Przedłużenie blokady
- Rosja nie była przygotowana do tego, że Finlandia wstąpi do NATO. Nie wie, w jaki sposób jeszcze oddziaływać na to społeczeństwo, tak aby chociażby zwiększać podziały albo wprowadzać destabilizację - mówi Damian Szacawa.
Finlandia już pod koniec 2023 roku zamknęła wszystkie lądowe przejścia między obu krajami. Decyzja formalnie obowiązuje do 14 kwietnia, ale pewnie będzie musiała być przedłużona. - Konieczne jest utrzymanie zamkniętej granicy, bo w dalszym ciągu istnieje wysokie ryzyko, że Rosja będzie kontynuować swoje ataki i działania hybrydowe - podkreśla Petteri Orpo, premier Finlandii.

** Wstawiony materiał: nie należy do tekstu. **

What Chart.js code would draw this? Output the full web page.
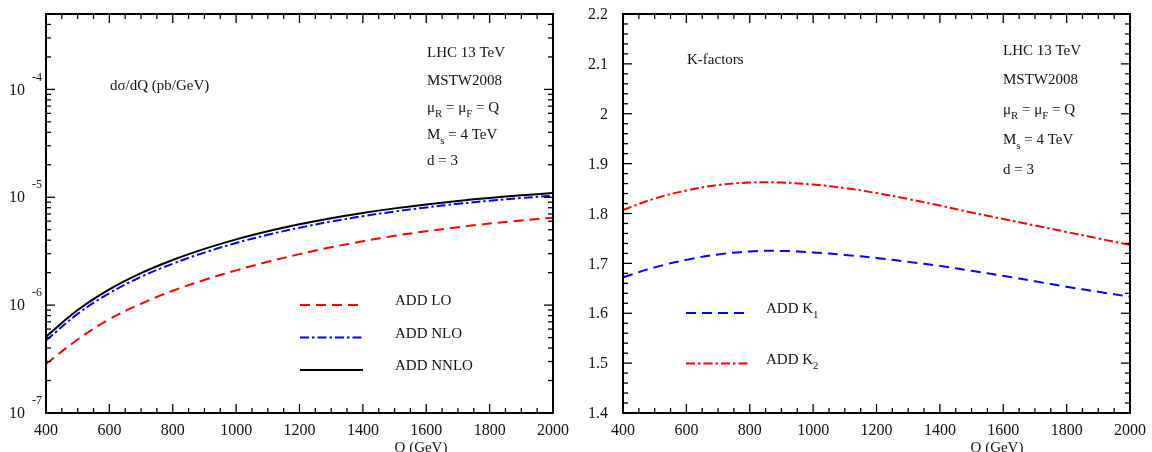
<!DOCTYPE html>
<html>
<head>
<meta charset="utf-8">
<script src="https://cdn.jsdelivr.net/npm/chart.js@4"></script>
<style>
  html, body { margin: 0; padding: 0; background: #fff; }
  #wrap { position: relative; width: 1152px; height: 452px; overflow: hidden; }
  canvas { position: absolute; top: 0; }
</style>
</head>
<body>
<div id="wrap">
  <canvas id="chart--xsec" width="576" height="452" style="left:0"></canvas>
  <canvas id="chart--kfac" width="576" height="452" style="left:576px"></canvas>
</div>
<script>
// Q values (GeV)
const q_vals = [400, 500, 600, 700, 800, 900, 1000, 1100, 1200, 1300, 1400, 1500, 1600, 1700, 1800, 1900, 2000];

// dsigma/dQ (pb/GeV)
const add_lo = [2.85e-7, 4.8e-7, 7.4e-7, 1.03e-6, 1.36e-6, 1.71e-6, 2.10e-6, 2.52e-6, 2.97e-6, 3.44e-6, 3.91e-6, 4.39e-6, 4.84e-6, 5.28e-6, 5.70e-6, 6.10e-6, 6.46e-6];
const add_nlo = [4.7e-7, 8.3e-7, 1.29e-6, 1.83e-6, 2.42e-6, 3.07e-6, 3.77e-6, 4.49e-6, 5.22e-6, 5.96e-6, 6.68e-6, 7.38e-6, 8.05e-6, 8.69e-6, 9.28e-6, 9.83e-6, 1.034e-5];
const add_nnlo = [5.1e-7, 9.0e-7, 1.40e-6, 1.98e-6, 2.62e-6, 3.32e-6, 4.07e-6, 4.84e-6, 5.62e-6, 6.40e-6, 7.16e-6, 7.89e-6, 8.59e-6, 9.25e-6, 9.86e-6, 1.042e-5, 1.094e-5];

// K-factors
const add_k1 = [1.672, 1.692, 1.707, 1.718, 1.724, 1.725, 1.722, 1.717, 1.711, 1.703, 1.695, 1.685, 1.675, 1.664, 1.653, 1.643, 1.633];
const add_k2 = [1.807, 1.830, 1.846, 1.857, 1.862, 1.862, 1.858, 1.851, 1.841, 1.829, 1.816, 1.802, 1.789, 1.776, 1.763, 1.750, 1.737];

// tick labels
const x_ticks = [400, 600, 800, 1000, 1200, 1400, 1600, 1800, 2000];
const log_exps = [-7, -6, -5, -4];
const k_ticks = ['1.4', '1.5', '1.6', '1.7', '1.8', '1.9', '2', '2.1', '2.2'];

const info_lines = [
    [{t: 'LHC 13 TeV'}],
    [{t: 'MSTW2008'}],
    [{t: 'μ'}, {t: 'R', sub: true}, {t: ' = μ'}, {t: 'F', sub: true}, {t: ' = Q'}],
    [{t: 'M'}, {t: 's', sub: true}, {t: ' = 4 TeV'}],
    [{t: 'd = 3'}]
];

const SERIF = '"Liberation Serif", "Times New Roman", serif';
const DASH = [10, 6];
const DASHDOT = [9, 3, 2.5, 3];

function pts(ys) {
    return q_vals.map((q, i) => ({x: q, y: ys[i]}));
}

function drawRuns(ctx, runs, x, y, size) {
    let cx = x;
    runs.forEach(r => {
        const s = r.sub ? size * 0.72 : size;
        ctx.font = s + 'px ' + SERIF;
        ctx.fillText(r.t, cx, y + (r.sub ? size * 0.3 : 0));
        cx += ctx.measureText(r.t).width;
    });
}

function drawTick(ctx, x1, y1, x2, y2) {
    ctx.beginPath();
    ctx.moveTo(x1, y1);
    ctx.lineTo(x2, y2);
    ctx.stroke();
}

function drawFrameAndX(chart, xTitleX) {
    const ctx = chart.ctx;
    const a = chart.chartArea;
    const xs = chart.scales.x;
    ctx.save();
    ctx.strokeStyle = '#000';
    ctx.fillStyle = '#111';
    ctx.setLineDash([]);
    ctx.lineWidth = 1.3;
    for (let q = 400; q <= 2000; q += 50) {
        const px = xs.getPixelForValue(q);
        const len = q % 200 === 0 ? 9 : 5;
        drawTick(ctx, px, a.bottom, px, a.bottom - len);
        drawTick(ctx, px, a.top, px, a.top + len);
    }
    ctx.lineWidth = 2;
    ctx.strokeRect(a.left, a.top, a.right - a.left, a.bottom - a.top);
    ctx.font = '16px ' + SERIF;
    ctx.textAlign = 'center';
    ctx.textBaseline = 'alphabetic';
    x_ticks.forEach(q => ctx.fillText(String(q), xs.getPixelForValue(q), 435));
    ctx.font = '15px ' + SERIF;
    ctx.fillText('Q (GeV)', xTitleX, 452);
    ctx.restore();
}

function drawLegendLine(ctx, x1, x2, y, color, dash) {
    ctx.save();
    ctx.strokeStyle = color;
    ctx.lineWidth = 2;
    ctx.setLineDash(dash);
    drawTick(ctx, x1, y, x2, y);
    ctx.restore();
}

const xsecDecor = {
    id: 'xsecDecor',
    afterDraw(chart) {
        const ctx = chart.ctx;
        const a = chart.chartArea;
        const ys = chart.scales.y;
        drawFrameAndX(chart, 421);
        ctx.save();
        ctx.strokeStyle = '#000';
        ctx.lineWidth = 1.3;
        for (let e = -7; e <= -4; e++) {
            for (let k = 1; k <= 9; k++) {
                const v = k * Math.pow(10, e);
                if (v > ys.max * 1.0001) continue;
                const py = ys.getPixelForValue(v);
                const len = k === 1 ? 9 : 5;
                drawTick(ctx, a.left, py, a.left + len, py);
                drawTick(ctx, a.right, py, a.right - len, py);
            }
        }
        ctx.fillStyle = '#111';
        ctx.textBaseline = 'middle';
        log_exps.forEach(e => {
            const py = ys.getPixelForValue(Math.pow(10, e));
            ctx.font = '16px ' + SERIF;
            ctx.textAlign = 'right';
            ctx.fillText('10', 25, py + 1);
            ctx.font = '12px ' + SERIF;
            ctx.textAlign = 'left';
            ctx.fillText(String(e), 32, py - 12);
        });
        ctx.textBaseline = 'alphabetic';
        ctx.textAlign = 'left';
        ctx.font = '15px ' + SERIF;
        ctx.fillText('dσ/dQ (pb/GeV)', 110, 90);
        const base = [57, 85, 112, 139, 165];
        info_lines.forEach((ln, i) => drawRuns(ctx, ln, 427, base[i], 15));
        // legend
        drawLegendLine(ctx, 300, 363, 305, 'rgb(255,0,0)', DASH);
        drawLegendLine(ctx, 300, 363, 337.5, 'rgb(0,0,255)', DASHDOT);
        drawLegendLine(ctx, 300, 363, 370, '#000', []);
        ctx.font = '15px ' + SERIF;
        ctx.fillText('ADD LO', 395, 305);
        ctx.fillText('ADD NLO', 395, 338);
        ctx.fillText('ADD NNLO', 395, 370);
        ctx.restore();
    }
};

const kfacDecor = {
    id: 'kfacDecor',
    afterDraw(chart) {
        const ctx = chart.ctx;
        const a = chart.chartArea;
        const ys = chart.scales.y;
        drawFrameAndX(chart, 997 - 576);
        ctx.save();
        ctx.strokeStyle = '#000';
        ctx.lineWidth = 1.3;
        for (let i = 0; i <= 40; i++) {
            const v = 1.4 + i * 0.02;
            const py = ys.getPixelForValue(v);
            const len = i % 5 === 0 ? 9 : 5;
            drawTick(ctx, a.left, py, a.left + len, py);
            drawTick(ctx, a.right, py, a.right - len, py);
        }
        ctx.fillStyle = '#111';
        ctx.font = '16px ' + SERIF;
        ctx.textAlign = 'right';
        ctx.textBaseline = 'middle';
        k_ticks.forEach(t => ctx.fillText(t, 608 - 576, ys.getPixelForValue(parseFloat(t)) + 1));
        ctx.textAlign = 'left';
        ctx.textBaseline = 'alphabetic';
        ctx.font = '15px ' + SERIF;
        ctx.fillText('K-factors', 687 - 576, 64);
        const base = [55, 84, 114, 144, 174];
        info_lines.forEach((ln, i) => drawRuns(ctx, ln, 1003 - 576, base[i], 15));
        // legend
        drawLegendLine(ctx, 686 - 576, 750 - 576, 313, 'rgb(0,0,255)', DASH);
        drawLegendLine(ctx, 686 - 576, 750 - 576, 363.5, 'rgb(255,0,0)', DASHDOT);
        drawRuns(ctx, [{t: 'ADD K'}, {t: '1', sub: true}], 766 - 576, 313, 15);
        drawRuns(ctx, [{t: 'ADD K'}, {t: '2', sub: true}], 766 - 576, 364, 15);
        ctx.restore();
    }
};

function lineSet(label, ys, color, dash) {
    return {
        label: label,
        data: pts(ys),
        borderColor: color,
        backgroundColor: color,
        borderWidth: 2,
        borderDash: dash,
        pointRadius: 0,
        fill: false,
        tension: 0.4
    };
}

const baseOptions = (padding, yScale) => ({
    responsive: false,
    animation: false,
    events: [],
    layout: {padding: padding},
    plugins: {legend: {display: false}, tooltip: {enabled: false}},
    scales: {
        x: {type: 'linear', min: 400, max: 2000, display: false},
        y: yScale
    }
});

const config_xsec = {
    type: 'line',
    data: {
        datasets: [
            lineSet('ADD NNLO', add_nnlo, '#000', []),
            lineSet('ADD NLO', add_nlo, 'rgb(0,0,255)', DASHDOT),
            lineSet('ADD LO', add_lo, 'rgb(255,0,0)', DASH)
        ]
    },
    options: baseOptions({left: 46, right: 23, top: 14, bottom: 39},
        {type: 'logarithmic', min: 1e-7, max: 5e-4, display: false}),
    plugins: [xsecDecor]
};

const config_kfac = {
    type: 'line',
    data: {
        datasets: [
            lineSet('ADD K1', add_k1, 'rgb(0,0,255)', DASH),
            lineSet('ADD K2', add_k2, 'rgb(255,0,0)', DASHDOT)
        ]
    },
    options: baseOptions({left: 47, right: 22, top: 14, bottom: 39},
        {type: 'linear', min: 1.4, max: 2.2, display: false}),
    plugins: [kfacDecor]
};

var chartXsec = new Chart(document.getElementById('chart--xsec'), config_xsec);
var chartKfac = new Chart(document.getElementById('chart--kfac'), config_kfac);
</script>
</body>
</html>
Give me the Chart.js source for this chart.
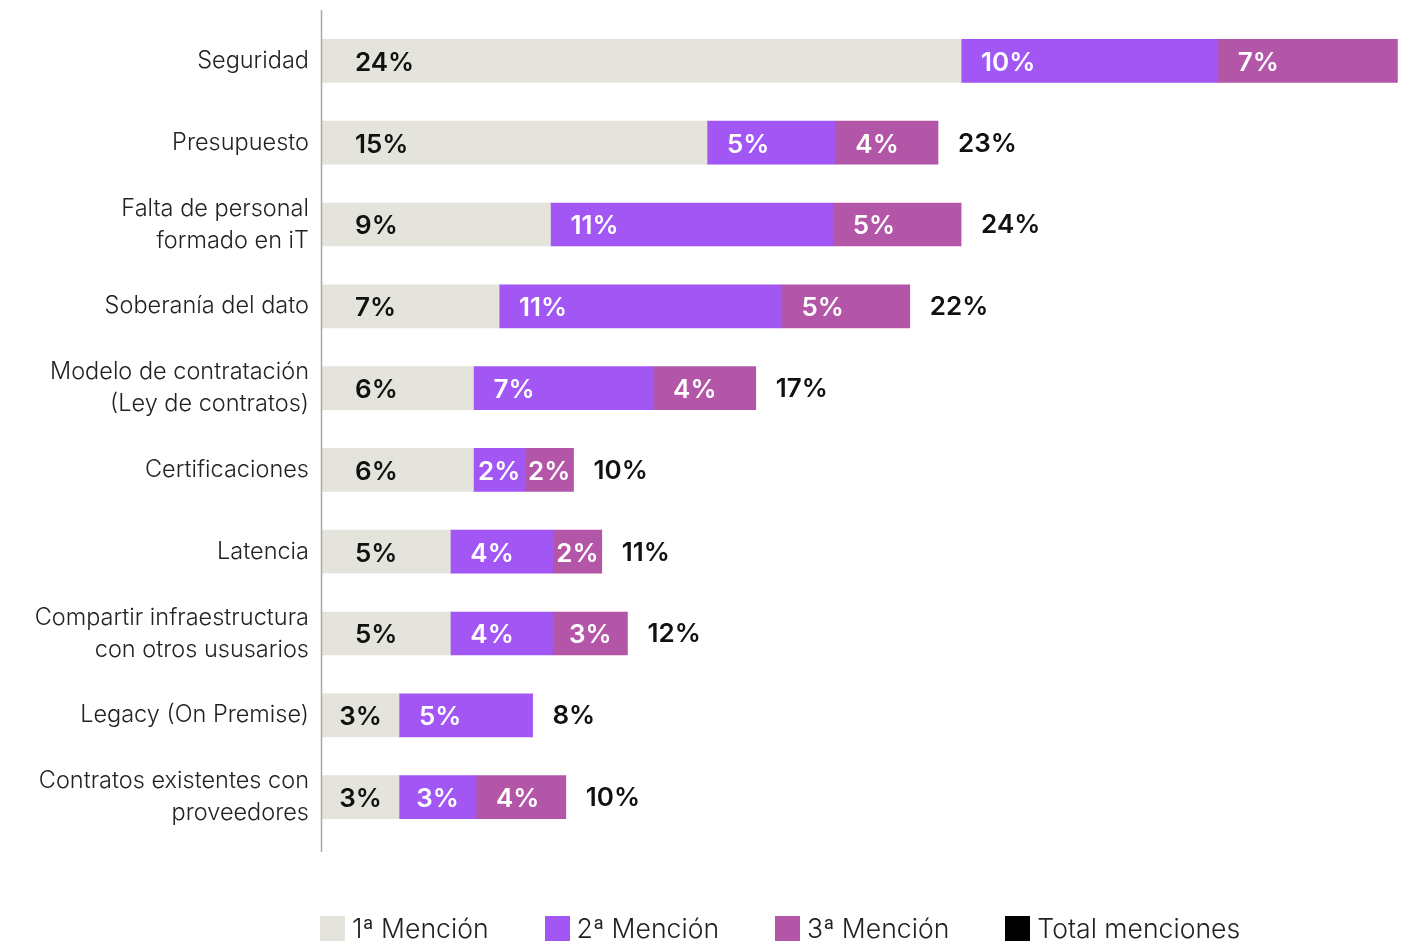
<!DOCTYPE html>
<html>
<head>
<meta charset="utf-8">
<script src="https://cdn.jsdelivr.net/npm/chart.js@4.4.1/dist/chart.umd.min.js"></script>
<style>
  html, body { margin: 0; padding: 0; background: #fff; }
  #wrap { position: relative; width: 1404px; height: 943px; }
  #legend { position: absolute; left: 320px; top: 912px; display: flex; align-items: center;
    font-family: Inter, "Noto Sans", sans-serif; font-weight: 300; font-size: 26.6px; color: #222; }
  #legend .item { display: flex; align-items: center; margin-right: 56px; }
  #legend .box { width: 25px; height: 25px; margin-right: 7px; }
</style>
</head>
<body>
<div id="wrap">
  <canvas id="chart" width="1404" height="943"></canvas>
  <div id="legend"></div>
</div>
<script>
var CATEGORIES = [
    'Seguridad', 'Presupuesto', ['Falta de personal', 'formado en iT'], 'Soberanía del dato',
    ['Modelo de contratación', '(Ley de contratos)'], 'Certificaciones', 'Latencia',
    ['Compartir infraestructura', 'con otros ususarios'], 'Legacy (On Premise)',
    ['Contratos existentes con', 'proveedores']
];
// bar lengths
var FIRST  = [24.9, 15.0, 8.9, 6.9, 5.9, 5.9, 5.0, 5.0, 3.0, 3.0];
var SECOND = [10.0, 5.0, 11.0, 11.0, 7.0, 2.0, 4.0, 4.0, 5.2, 3.0];
var THIRD  = [7.0, 4.0, 5.0, 5.0, 4.0, 1.9, 1.9, 2.9, 0, 3.5];
// printed percentages
var FIRST_PCT  = [24, 15, 9, 7, 6, 6, 5, 5, 3, 3];
var SECOND_PCT = [10, 5, 11, 11, 7, 2, 4, 4, 5, 3];
var THIRD_PCT  = [7, 4, 5, 5, 4, 2, 2, 3, null, 4];
var TOTAL_PCT  = [null, 23, 24, 22, 17, 10, 11, 12, 8, 10];

var SERIES = ['1ª Mención', '2ª Mención', '3ª Mención', 'Total menciones'];
var COLORS = ['#e5e4dc', '#a257f4', '#b456a8', '#000000'];
var FONT = 'Inter, "Noto Sans", sans-serif';

var barLabels = {
    id: 'barLabels',
    afterDatasetsDraw: function (chart) {
        var ctx = chart.ctx;
        var pcts = [FIRST_PCT, SECOND_PCT, THIRD_PCT];
        ctx.save();
        ctx.font = '600 26px ' + FONT;
        ctx.textBaseline = 'middle';
        ctx.textAlign = 'left';
        pcts.forEach(function (arr, i) {
            var meta = chart.getDatasetMeta(i);
            meta.data.forEach(function (el, j) {
                if (arr[j] == null) return;
                var txt = arr[j] + '%';
                var w = el.x - el.base;
                var tw = ctx.measureText(txt).width;
                var pad = i === 0 ? Math.min(33, (w - tw) / 2) : Math.max(3, Math.min(20, (w - tw) / 2));
                ctx.fillStyle = i === 0 ? '#111' : '#fff';
                ctx.fillText(txt, el.base + pad, el.y + 2);
            });
        });
        // totals after the last visible segment
        ctx.fillStyle = '#111';
        TOTAL_PCT.forEach(function (t, j) {
            if (t == null) return;
            var end = 0;
            for (var i = 0; i < 3; i++) {
                var el = chart.getDatasetMeta(i).data[j];
                if (el.x > end) end = el.x;
            }
            ctx.fillText(t + '%', end + 20, chart.getDatasetMeta(0).data[j].y + 1);
        });
        // vertical axis line
        ctx.strokeStyle = '#aaa9a2';
        ctx.lineWidth = 1.5;
        ctx.beginPath();
        ctx.moveTo(chart.chartArea.left - 0.5, 10);
        ctx.lineTo(chart.chartArea.left - 0.5, 852);
        ctx.stroke();
        ctx.restore();
    }
};

new Chart(document.getElementById('chart'), {
    type: 'bar',
    data: {
        labels: CATEGORIES,
        datasets: [
            { label: SERIES[0], data: FIRST, backgroundColor: COLORS[0] },
            { label: SERIES[1], data: SECOND, backgroundColor: COLORS[1] },
            { label: SERIES[2], data: THIRD, backgroundColor: COLORS[2] }
        ]
    },
    options: {
        indexAxis: 'y',
        responsive: false,
        animation: false,
        barThickness: 43,
        layout: { padding: { top: 20, right: 4, bottom: 105, left: 0 } },
        plugins: { legend: { display: false }, tooltip: { enabled: false } },
        scales: {
            x: { stacked: true, display: false, min: 0, max: 42 },
            y: {
                stacked: true,
                grid: { display: false },
                border: { display: false },
                afterFit: function (s) { s.width = 322; s.paddingTop = 0; s.paddingBottom = 0; },
                ticks: { color: '#222', padding: 5, font: { family: FONT, size: 23.5, weight: 300, lineHeight: 1.36 } }
            }
        }
    },
    plugins: [barLabels]
});

var lg = document.getElementById('legend');
SERIES.forEach(function (name, i) {
    lg.innerHTML += '<div class="item"><div class="box" style="background:' + COLORS[i] + '"></div><span>' + name + '</span></div>';
});
</script>
</body>
</html>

Doświadczenia krajów bałtyckich pokazują, że sytuacja każdego roku pogarsza się wraz z nadejściem wiosny. - Setki albo tysiące migrantów czekają na poprawę pogody, na poprawę sytuacji - mówi Damian Szacawa. Od jesieni 2023 roku do Finlandii przybyło około 1300 osób. Byli to przeważnie młodzi mężczyźni w wieku od 20 do 30 lat, ale także kobiety i dzieci. Po stronie rosyjskiej migranci byli transportowani do strefy przygranicznej, skąd następnie docierali do punktów kontroli pieszo, na rowerach czy hulajnogach. Kreml, oczywiście, zaprzecza, jakoby miał cokolwiek z tym wspólnego.